7. Long drawn arguments were made on either side. However, before proceeding further, we may gainfully quote the provisions of Section 2(22)(e), which read as under:
2(22)(e) any payment by a company, not being a company in which the public are substantially interested, of any sum (whether as representing a part of the assets of the company or otherwise) made after the 31st day of May, 1987, by way of advance or loan to a shareholder, being a person who is the beneficial owner of shares (not being shares entitled to a fixed rate of dividend whether with or without a right to participate in profits) holding not less than ten per cent of the voting power, or to any concern in which such shareholder is a member or a partner and in which he has a substantial interest (hereafter in this clause referred to as the said concern) or any payment by any such company on behalf, or for the individual benefit, of any such shareholder, to the extent to which the company in either case possesses accumulated profits.
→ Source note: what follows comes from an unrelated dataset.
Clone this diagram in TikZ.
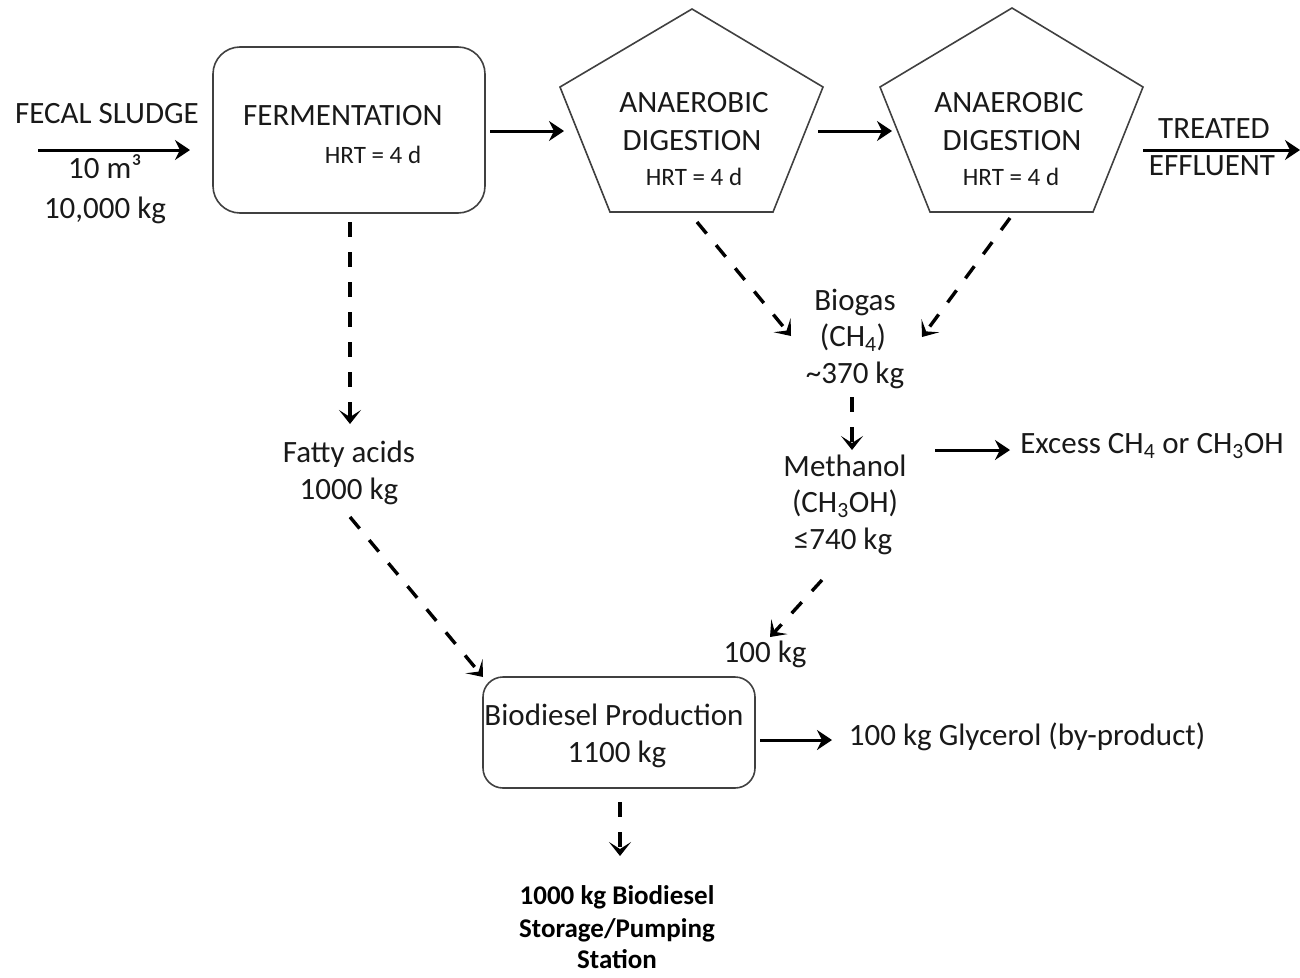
\documentclass[tikz,border=0pt]{standalone}
\usepackage{fontspec}
\setmainfont{Carlito}
\usetikzlibrary{arrows.meta}
\newcommand\bodyfs{\fontsize{31}{37}\selectfont}
\newcommand\hrtfs{\fontsize{25}{28}\selectfont}
\newcommand\notefs{\bfseries\fontsize{27}{33}\selectfont}
\begin{document}
\begin{tikzpicture}[x=1pt,y=-1pt,
  txt/.style={font=\bodyfs,inner sep=0pt,anchor=base,text=black!90},
  hrt/.style={font=\hrtfs,inner sep=0pt,anchor=base,text=black!90},
  note/.style={font=\notefs,inner sep=0pt,anchor=base,text=black},
  boxline/.style={draw=black!75,line width=1.6pt},
  flow/.style={line width=3pt,-{Stealth[length=15pt,width=20pt,inset=5pt]}},
  dflow/.style={line width=3.4pt,dash pattern=on 15pt off 15pt,
    -{Stealth[length=14pt,width=22pt,inset=7pt]}}]
\useasboundingbox (0,0) rectangle (1300,977);

% process boxes
\node[boxline,rounded corners=27pt,minimum width=272pt,minimum height=166pt] (ferm) at (349,130) {};
\node[boxline,rounded corners=20pt,minimum width=272pt,minimum height=111pt] (bdp) at (619,732.5) {};

% digester outlines
\coordinate (p1t) at (692,9);   \coordinate (p1r) at (823,87);
\coordinate (p1br) at (773,212); \coordinate (p1bl) at (610,212);
\coordinate (p1l) at (560,87);
\coordinate (p2t) at (1012,8);  \coordinate (p2r) at (1143,87);
\coordinate (p2br) at (1093,212); \coordinate (p2bl) at (930,212);
\coordinate (p2l) at (880,87);
\draw[boxline,line join=miter] (p1t) -- (p1r) -- (p1br) -- (p1bl) -- (p1l) -- cycle;
\draw[boxline,line join=miter] (p2t) -- (p2r) -- (p2br) -- (p2bl) -- (p2l) -- cycle;

% labels
\node[txt] (fs) at (107,123) {FECAL SLUDGE};
\node[txt] (fsv) at (105,178) {10 m³};
\node[txt] (fsm) at (105,218) {10,000 kg};
\node[txt] (fermt) at (343,125) {FERMENTATION};
\node[hrt] (fermh) at (373,163) {HRT = 4 d};
\node[txt] (ad1a) at (694,112) {ANAEROBIC};
\node[txt] (ad1b) at (692,150) {DIGESTION};
\node[hrt] (ad1h) at (694,185) {HRT = 4 d};
\node[txt] (ad2a) at (1009,112) {ANAEROBIC};
\node[txt] (ad2b) at (1012,150) {DIGESTION};
\node[hrt] (ad2h) at (1011,185) {HRT = 4 d};
\node[txt] (te1) at (1214,138) {TREATED};
\node[txt] (te2) at (1212,175) {EFFLUENT};
\node[txt] (bg1) at (855,310) {Biogas};
\node[txt] (bg2) at (853,346) {(CH\textsubscript{4})};
\node[txt] (bg3) at (855,383) {\textasciitilde370 kg};
\node[txt] (me1) at (845,476) {Methanol};
\node[txt] (me2) at (845,512) {(CH\textsubscript{3}OH)};
\node[txt] (me3) at (843,549) {≤740 kg};
\node[txt] (ex) at (1152,453) {Excess CH\textsubscript{4} or CH\textsubscript{3}OH};
\node[txt] (fa1) at (349,462) {Fatty acids};
\node[txt] (fa2) at (349,499) {1000 kg};
\node[txt] (mk) at (765,662) {100 kg};
\node[txt] (bd1) at (614,725) {Biodiesel Production};
\node[txt] (bd2) at (617,762) {1100 kg};
\node[txt] (gly) at (1027,745) {100 kg Glycerol (by-product)};
\node[note] (st1) at (617,904) {1000 kg Biodiesel};
\node[note] (st2) at (617,937) {Storage/Pumping};
\node[note] (st3) at (617,968) {Station};

% connector end points
\coordinate (a0) at (38,150);   \coordinate (a1) at (190,150);
\coordinate (b0) at (490,131);  \coordinate (b1) at (564,131);
\coordinate (c0) at (818,131);  \coordinate (c1) at (892,131);
\coordinate (d0) at (1143,150); \coordinate (d1) at (1300,150);
\coordinate (e0) at (350,222);  \coordinate (e1) at (350,424);
\coordinate (f0) at (697,222);  \coordinate (f1) at (791,336);
\coordinate (g0) at (1010,218); \coordinate (g1) at (922,337);
\coordinate (h0) at (852,397);  \coordinate (h1) at (852,450);
\coordinate (i0) at (935,450);  \coordinate (i1) at (1010,450);
\coordinate (j0) at (350,517);  \coordinate (j1) at (483,677);
\coordinate (k0) at (822,580);  \coordinate (k1) at (770,637);
\coordinate (l0) at (760,740);  \coordinate (l1) at (832,740);
\coordinate (m0) at (620,802);  \coordinate (m1) at (620,856);

% solid flows
\draw[flow] (a0) -- (a1);
\draw[flow] (b0) -- (b1);
\draw[flow] (c0) -- (c1);
\draw[flow] (d0) -- (d1);
\draw[flow] (i0) -- (i1);
\draw[flow] (l0) -- (l1);
% dashed flows
\draw[dflow] (e0) -- (e1);
\draw[dflow] (f0) -- (f1);
\draw[dflow] (g0) -- (g1);
\draw[dflow] (h0) -- (h1);
\draw[dflow] (j0) -- (j1);
\draw[dflow] (k0) -- (k1);
\draw[dflow] (m0) -- (m1);
\end{tikzpicture}
\end{document}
8. From reading of the above provision, it is clear, that it comprehends manifold requirements, the first being, the payment should be made by way of loan or advance, to the concern. Of course on this aspect, the conclusion has been recorded by the Tribunal against the Revenue, but then on bare reading of the agreement and considering the totality of circumstances, including the very nature of the term "security", and the fact, that substantial portion of this Rs. 10 lacs of amount, say more than 9 lacs, have been advanced only during 7.1.91 to 22.3.91, it is difficult to accept, it as a security, in the sense of the term, as comprehended in the agreement, rather it clearly appears to be simply a nomenclature used, to borrow the words of the Assessing Officer "transparent cover". Be that as it may.
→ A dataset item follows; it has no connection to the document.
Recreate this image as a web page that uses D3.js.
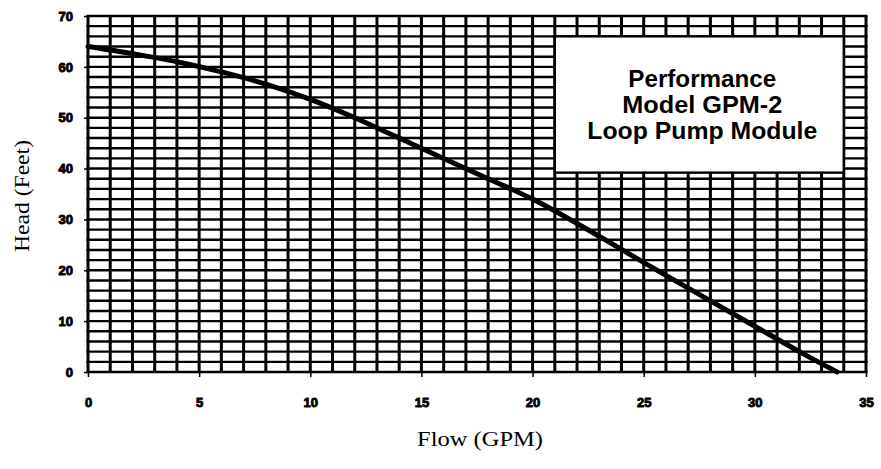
<!DOCTYPE html>
<html>
<head>
<meta charset="utf-8">
<script src="https://cdn.jsdelivr.net/npm/d3@7"></script>
<style>
  html, body { margin: 0; padding: 0; background: #fff; }
  svg { display: block; }
</style>
</head>
<body>
<svg id="chart" width="881" height="469"></svg>
<script>
// ---- data ----
const flowGPM = [0, 2, 4, 6, 8, 10, 12, 14, 16, 18, 20, 22, 24, 26, 28, 30, 32, 33.7];
const headFeet = [64, 62.6, 61, 59, 56.6, 53.6, 50, 46, 42, 38, 34, 29.2, 24.1, 19, 14, 9, 4, 0];
const xTickValues = [0, 5, 10, 15, 20, 25, 30, 35];
const yTickValues = [0, 10, 20, 30, 40, 50, 60, 70];
const titleLines = ["Performance", "Model GPM-2", "Loop Pump Module"];
const xTitle = "Flow (GPM)";
const yTitle = "Head (Feet)";
const boxFlow = [21, 34];
const boxHead = [39.2, 66];

(function () {
// ---- layout ----
const svg = d3.select("#chart");
const mLeft = 88, mRight = 866, mTop = 16, mBottom = 372;
const x = d3.scaleLinear().domain([0, 35]).range([mLeft, mRight]);
const y = d3.scaleLinear().domain([0, 70]).range([mBottom, mTop]);

const g = svg.append("g");

// grid
const vGrid = d3.range(0, 36, 1);
const hGrid = d3.range(0, 71, 2);
g.selectAll("line.v").data(vGrid).enter().append("line")
  .attr("class", "v")
  .attr("x1", d => x(d)).attr("x2", d => x(d))
  .attr("y1", y(0)).attr("y2", y(70))
  .attr("stroke", "#000").attr("stroke-width", 3);
g.selectAll("line.h").data(hGrid).enter().append("line")
  .attr("class", "h")
  .attr("x1", x(0) - 1.5).attr("x2", x(35) + 1.5)
  .attr("y1", d => y(d)).attr("y2", d => y(d))
  .attr("stroke", "#000").attr("stroke-width", 2.4);

// axes ticks via d3 axes
const xAxis = d3.axisBottom(x).tickValues(xTickValues).tickSize(5).tickPadding(21).tickFormat(d3.format("d"));
const yAxis = d3.axisLeft(y).tickValues(yTickValues).tickSize(4).tickPadding(11).tickFormat(d3.format("d"));
const gx = svg.append("g").attr("transform", `translate(0,${mBottom})`).call(xAxis);
const gy = svg.append("g").attr("transform", `translate(${mLeft},0)`).call(yAxis);
[gx, gy].forEach(a => {
  a.select(".domain").remove();
  a.selectAll(".tick line").attr("stroke", "#000").attr("stroke-width", 1.5);
  a.selectAll(".tick text")
    .attr("fill", "#000")
    .style("font-family", "'Liberation Sans', Arial, sans-serif")
    .style("font-weight", "900")
    .style("font-size", "13px")
    .style("stroke", "#000").style("stroke-width", "0.9px");
});

// info box (covers grid)
g.append("rect")
  .attr("x", x(boxFlow[0])).attr("y", y(boxHead[1]))
  .attr("width", x(boxFlow[1]) - x(boxFlow[0]))
  .attr("height", y(boxHead[0]) - y(boxHead[1]))
  .attr("fill", "#fff").attr("stroke", "#000").attr("stroke-width", 2.4);

const cx = (x(boxFlow[0]) + x(boxFlow[1])) / 2 + 3;
const baselines = [87, 113, 139];
const widths = [148, 160, 230];
g.selectAll("text.title").data(titleLines).enter().append("text")
  .attr("class", "title")
  .attr("x", cx).attr("y", (d, i) => baselines[i])
  .attr("text-anchor", "middle")
  .attr("textLength", (d, i) => widths[i])
  .attr("lengthAdjust", "spacingAndGlyphs")
  .style("font-family", "'Liberation Sans', Arial, sans-serif")
  .style("font-weight", "bold")
  .style("font-size", "23px")
  .attr("fill", "#000")
  .text(d => d);

// curve
const pts = flowGPM.map((f, i) => [f, headFeet[i]]);
g.append("path")
  .datum(pts)
  .attr("fill", "none").attr("stroke", "#000").attr("stroke-width", 5)
  .attr("stroke-linecap", "round")
  .attr("d", d3.line().x(d => x(d[0])).y(d => y(d[1])).curve(d3.curveMonotoneX));

// axis titles
svg.append("text")
  .attr("x", 480).attr("y", 446)
  .attr("text-anchor", "middle")
  .attr("textLength", 126)
  .attr("lengthAdjust", "spacingAndGlyphs")
  .style("font-family", "'Liberation Serif', 'Times New Roman', serif")
  .style("font-size", "21px")
  .attr("fill", "#000")
  .text(xTitle);
svg.append("text")
  .attr("transform", "translate(29,196) rotate(-90)")
  .attr("text-anchor", "middle")
  .attr("textLength", 112)
  .attr("lengthAdjust", "spacingAndGlyphs")
  .style("font-family", "'Liberation Serif', 'Times New Roman', serif")
  .style("font-size", "21px")
  .attr("fill", "#000")
  .text(yTitle);
})();
</script>
</body>
</html>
9. The more important aspect, being the requirement of Section 2(22)(e) is, that "the payment may be made to any concern, in which such shareholder is a member, or the partner, and in which he has substantial interest, or any payment by any such company, on behalf, or for the individual benefit of any such shareholder...." Thus, the substance of the requirement is, that the payment should be made on behalf of, or for the individual benefit of any such shareholder, obviously, the provision is intended to attract the liability of tax on the person, on whose behalf, or for whose individual benefit, the amount is paid by the company, whether to the shareholder, or to the concern firm. In which event, it would fall within the expression "deemed dividend". Obviously, income from dividend, is taxable as income from other sources, under Section 56 of the Act, and in the very nature of things, the income has to be, of the person earning the income. The assessee in the present case is not shown to be one of the persons, being shareholder. Of course the two individuals being Roop Kumar and Devendra Kumar, are the common persons, holding more than requisite amount of share holding, and are having requisite interest, in the firm, but then, thereby the deemed dividend would not be deemed dividend in the hands of the firm, rather it would obviously be deemed dividend in the hands of the individuals, on whose behalf, or on whose individual benefit, being such shareholder, the amount is paid by the company to the concern.
10. Thus, the significant requirement of Section 2(22)(e) is not shown to exist. The liability of tax, as deemed dividend, could be attracted in the hands of the individuals, being the shareholders, and not in the hands of the firm.
11. Thus, the result of the aforesaid discussion is, that question No. 2, as framed, is answered in favour of the Revenue, and against the assessee, while question No. 1 is answered against the Revenue, and in favour of the assessee, though for different reasons.
12. The net result of the answer to the above questions is, that the appeal fails and is dismissed.